* BEGIN *

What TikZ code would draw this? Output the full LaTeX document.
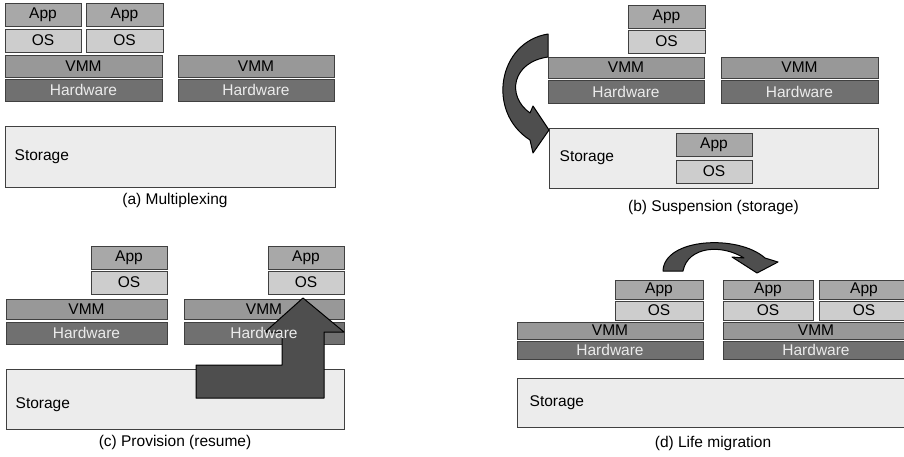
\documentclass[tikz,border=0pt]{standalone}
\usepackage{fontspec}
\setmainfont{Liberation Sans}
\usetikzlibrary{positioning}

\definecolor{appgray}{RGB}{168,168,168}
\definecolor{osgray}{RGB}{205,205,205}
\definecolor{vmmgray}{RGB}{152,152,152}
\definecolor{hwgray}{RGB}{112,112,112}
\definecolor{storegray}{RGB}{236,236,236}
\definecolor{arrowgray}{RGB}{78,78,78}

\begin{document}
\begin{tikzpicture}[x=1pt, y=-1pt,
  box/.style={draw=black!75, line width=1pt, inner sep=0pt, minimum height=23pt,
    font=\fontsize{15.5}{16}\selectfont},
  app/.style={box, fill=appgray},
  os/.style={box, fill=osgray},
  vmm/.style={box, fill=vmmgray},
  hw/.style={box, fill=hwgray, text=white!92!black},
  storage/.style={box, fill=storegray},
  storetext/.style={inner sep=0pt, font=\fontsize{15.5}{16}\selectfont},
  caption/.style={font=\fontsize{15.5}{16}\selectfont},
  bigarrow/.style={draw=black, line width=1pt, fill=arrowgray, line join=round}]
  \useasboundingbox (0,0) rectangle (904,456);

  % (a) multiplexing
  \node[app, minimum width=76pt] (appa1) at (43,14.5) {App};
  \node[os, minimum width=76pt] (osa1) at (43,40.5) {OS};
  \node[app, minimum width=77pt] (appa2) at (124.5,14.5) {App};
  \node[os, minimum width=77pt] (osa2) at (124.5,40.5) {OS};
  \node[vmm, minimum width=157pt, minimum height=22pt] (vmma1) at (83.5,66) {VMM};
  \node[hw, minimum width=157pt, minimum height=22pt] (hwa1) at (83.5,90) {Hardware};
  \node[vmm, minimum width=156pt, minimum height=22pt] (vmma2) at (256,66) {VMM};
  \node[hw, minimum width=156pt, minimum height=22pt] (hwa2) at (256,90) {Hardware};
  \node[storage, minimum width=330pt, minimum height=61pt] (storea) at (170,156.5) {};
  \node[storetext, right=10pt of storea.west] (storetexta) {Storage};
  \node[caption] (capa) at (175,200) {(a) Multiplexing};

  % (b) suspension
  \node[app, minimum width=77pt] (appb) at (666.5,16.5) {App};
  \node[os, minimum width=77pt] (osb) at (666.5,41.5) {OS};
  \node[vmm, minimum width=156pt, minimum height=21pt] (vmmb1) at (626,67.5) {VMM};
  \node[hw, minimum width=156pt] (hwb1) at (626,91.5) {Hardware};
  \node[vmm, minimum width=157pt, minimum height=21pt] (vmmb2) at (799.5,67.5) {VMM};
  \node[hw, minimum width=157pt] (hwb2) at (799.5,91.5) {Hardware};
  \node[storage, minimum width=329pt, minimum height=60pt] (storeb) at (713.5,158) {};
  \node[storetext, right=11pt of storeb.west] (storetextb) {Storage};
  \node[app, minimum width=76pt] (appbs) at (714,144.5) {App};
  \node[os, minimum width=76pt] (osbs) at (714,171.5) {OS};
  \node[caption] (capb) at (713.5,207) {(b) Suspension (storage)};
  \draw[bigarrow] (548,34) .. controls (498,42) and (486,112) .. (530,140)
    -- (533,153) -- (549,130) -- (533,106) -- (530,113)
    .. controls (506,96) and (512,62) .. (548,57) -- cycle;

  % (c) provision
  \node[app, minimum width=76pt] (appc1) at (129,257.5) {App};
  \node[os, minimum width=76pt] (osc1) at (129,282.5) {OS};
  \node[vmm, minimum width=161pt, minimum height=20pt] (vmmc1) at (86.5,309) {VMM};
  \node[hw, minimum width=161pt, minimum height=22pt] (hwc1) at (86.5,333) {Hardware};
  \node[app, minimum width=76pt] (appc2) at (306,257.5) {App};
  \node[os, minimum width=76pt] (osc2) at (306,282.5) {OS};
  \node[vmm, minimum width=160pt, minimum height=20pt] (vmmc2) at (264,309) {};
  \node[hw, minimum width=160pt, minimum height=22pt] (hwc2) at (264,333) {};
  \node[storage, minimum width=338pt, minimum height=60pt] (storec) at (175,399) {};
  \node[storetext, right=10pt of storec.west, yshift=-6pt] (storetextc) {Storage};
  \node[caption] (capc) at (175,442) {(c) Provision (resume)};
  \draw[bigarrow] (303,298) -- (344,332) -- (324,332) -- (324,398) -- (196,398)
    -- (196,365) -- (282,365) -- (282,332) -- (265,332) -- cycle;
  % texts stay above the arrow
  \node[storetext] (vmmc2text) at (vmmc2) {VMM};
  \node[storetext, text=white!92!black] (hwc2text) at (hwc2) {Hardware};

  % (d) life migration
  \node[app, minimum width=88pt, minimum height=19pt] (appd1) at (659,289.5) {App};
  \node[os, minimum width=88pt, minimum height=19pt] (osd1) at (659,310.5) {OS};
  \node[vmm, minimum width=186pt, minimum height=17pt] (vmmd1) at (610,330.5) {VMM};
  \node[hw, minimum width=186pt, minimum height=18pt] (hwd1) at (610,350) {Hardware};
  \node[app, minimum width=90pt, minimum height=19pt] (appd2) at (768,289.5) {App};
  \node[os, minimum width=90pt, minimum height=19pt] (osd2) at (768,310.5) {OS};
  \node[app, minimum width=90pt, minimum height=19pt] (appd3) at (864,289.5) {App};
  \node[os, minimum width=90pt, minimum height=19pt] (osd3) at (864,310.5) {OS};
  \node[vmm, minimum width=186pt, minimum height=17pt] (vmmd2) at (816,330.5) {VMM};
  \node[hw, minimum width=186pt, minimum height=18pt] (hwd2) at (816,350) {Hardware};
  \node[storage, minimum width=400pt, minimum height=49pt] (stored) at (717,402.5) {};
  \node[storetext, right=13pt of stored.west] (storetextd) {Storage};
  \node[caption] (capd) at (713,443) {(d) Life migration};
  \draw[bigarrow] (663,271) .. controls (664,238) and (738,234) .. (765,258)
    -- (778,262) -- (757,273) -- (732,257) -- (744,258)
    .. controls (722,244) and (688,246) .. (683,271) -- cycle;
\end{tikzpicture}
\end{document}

* END *

WHAT YOU HAVE TO DO: Output the data above without changes, apart from leaving out the pictures.

ANSWER TO THIS PROBLEM:
What TikZ code would draw this? Output the full LaTeX document.
\documentclass[tikz,border=0pt]{standalone}
\usepackage{fontspec}
\setmainfont{Liberation Sans}
\usetikzlibrary{positioning}

\definecolor{appgray}{RGB}{168,168,168}
\definecolor{osgray}{RGB}{205,205,205}
\definecolor{vmmgray}{RGB}{152,152,152}
\definecolor{hwgray}{RGB}{112,112,112}
\definecolor{storegray}{RGB}{236,236,236}
\definecolor{arrowgray}{RGB}{78,78,78}

\begin{document}
\begin{tikzpicture}[x=1pt, y=-1pt,
  box/.style={draw=black!75, line width=1pt, inner sep=0pt, minimum height=23pt,
    font=\fontsize{15.5}{16}\selectfont},
  app/.style={box, fill=appgray},
  os/.style={box, fill=osgray},
  vmm/.style={box, fill=vmmgray},
  hw/.style={box, fill=hwgray, text=white!92!black},
  storage/.style={box, fill=storegray},
  storetext/.style={inner sep=0pt, font=\fontsize{15.5}{16}\selectfont},
  caption/.style={font=\fontsize{15.5}{16}\selectfont},
  bigarrow/.style={draw=black, line width=1pt, fill=arrowgray, line join=round}]
  \useasboundingbox (0,0) rectangle (904,456);

  % (a) multiplexing
  \node[app, minimum width=76pt] (appa1) at (43,14.5) {App};
  \node[os, minimum width=76pt] (osa1) at (43,40.5) {OS};
  \node[app, minimum width=77pt] (appa2) at (124.5,14.5) {App};
  \node[os, minimum width=77pt] (osa2) at (124.5,40.5) {OS};
  \node[vmm, minimum width=157pt, minimum height=22pt] (vmma1) at (83.5,66) {VMM};
  \node[hw, minimum width=157pt, minimum height=22pt] (hwa1) at (83.5,90) {Hardware};
  \node[vmm, minimum width=156pt, minimum height=22pt] (vmma2) at (256,66) {VMM};
  \node[hw, minimum width=156pt, minimum height=22pt] (hwa2) at (256,90) {Hardware};
  \node[storage, minimum width=330pt, minimum height=61pt] (storea) at (170,156.5) {};
  \node[storetext, right=10pt of storea.west] (storetexta) {Storage};
  \node[caption] (capa) at (175,200) {(a) Multiplexing};

  % (b) suspension
  \node[app, minimum width=77pt] (appb) at (666.5,16.5) {App};
  \node[os, minimum width=77pt] (osb) at (666.5,41.5) {OS};
  \node[vmm, minimum width=156pt, minimum height=21pt] (vmmb1) at (626,67.5) {VMM};
  \node[hw, minimum width=156pt] (hwb1) at (626,91.5) {Hardware};
  \node[vmm, minimum width=157pt, minimum height=21pt] (vmmb2) at (799.5,67.5) {VMM};
  \node[hw, minimum width=157pt] (hwb2) at (799.5,91.5) {Hardware};
  \node[storage, minimum width=329pt, minimum height=60pt] (storeb) at (713.5,158) {};
  \node[storetext, right=11pt of storeb.west] (storetextb) {Storage};
  \node[app, minimum width=76pt] (appbs) at (714,144.5) {App};
  \node[os, minimum width=76pt] (osbs) at (714,171.5) {OS};
  \node[caption] (capb) at (713.5,207) {(b) Suspension (storage)};
  \draw[bigarrow] (548,34) .. controls (498,42) and (486,112) .. (530,140)
    -- (533,153) -- (549,130) -- (533,106) -- (530,113)
    .. controls (506,96) and (512,62) .. (548,57) -- cycle;

  % (c) provision
  \node[app, minimum width=76pt] (appc1) at (129,257.5) {App};
  \node[os, minimum width=76pt] (osc1) at (129,282.5) {OS};
  \node[vmm, minimum width=161pt, minimum height=20pt] (vmmc1) at (86.5,309) {VMM};
  \node[hw, minimum width=161pt, minimum height=22pt] (hwc1) at (86.5,333) {Hardware};
  \node[app, minimum width=76pt] (appc2) at (306,257.5) {App};
  \node[os, minimum width=76pt] (osc2) at (306,282.5) {OS};
  \node[vmm, minimum width=160pt, minimum height=20pt] (vmmc2) at (264,309) {};
  \node[hw, minimum width=160pt, minimum height=22pt] (hwc2) at (264,333) {};
  \node[storage, minimum width=338pt, minimum height=60pt] (storec) at (175,399) {};
  \node[storetext, right=10pt of storec.west, yshift=-6pt] (storetextc) {Storage};
  \node[caption] (capc) at (175,442) {(c) Provision (resume)};
  \draw[bigarrow] (303,298) -- (344,332) -- (324,332) -- (324,398) -- (196,398)
    -- (196,365) -- (282,365) -- (282,332) -- (265,332) -- cycle;
  % texts stay above the arrow
  \node[storetext] (vmmc2text) at (vmmc2) {VMM};
  \node[storetext, text=white!92!black] (hwc2text) at (hwc2) {Hardware};

  % (d) life migration
  \node[app, minimum width=88pt, minimum height=19pt] (appd1) at (659,289.5) {App};
  \node[os, minimum width=88pt, minimum height=19pt] (osd1) at (659,310.5) {OS};
  \node[vmm, minimum width=186pt, minimum height=17pt] (vmmd1) at (610,330.5) {VMM};
  \node[hw, minimum width=186pt, minimum height=18pt] (hwd1) at (610,350) {Hardware};
  \node[app, minimum width=90pt, minimum height=19pt] (appd2) at (768,289.5) {App};
  \node[os, minimum width=90pt, minimum height=19pt] (osd2) at (768,310.5) {OS};
  \node[app, minimum width=90pt, minimum height=19pt] (appd3) at (864,289.5) {App};
  \node[os, minimum width=90pt, minimum height=19pt] (osd3) at (864,310.5) {OS};
  \node[vmm, minimum width=186pt, minimum height=17pt] (vmmd2) at (816,330.5) {VMM};
  \node[hw, minimum width=186pt, minimum height=18pt] (hwd2) at (816,350) {Hardware};
  \node[storage, minimum width=400pt, minimum height=49pt] (stored) at (717,402.5) {};
  \node[storetext, right=13pt of stored.west] (storetextd) {Storage};
  \node[caption] (capd) at (713,443) {(d) Life migration};
  \draw[bigarrow] (663,271) .. controls (664,238) and (738,234) .. (765,258)
    -- (778,262) -- (757,273) -- (732,257) -- (744,258)
    .. controls (722,244) and (688,246) .. (683,271) -- cycle;
\end{tikzpicture}
\end{document}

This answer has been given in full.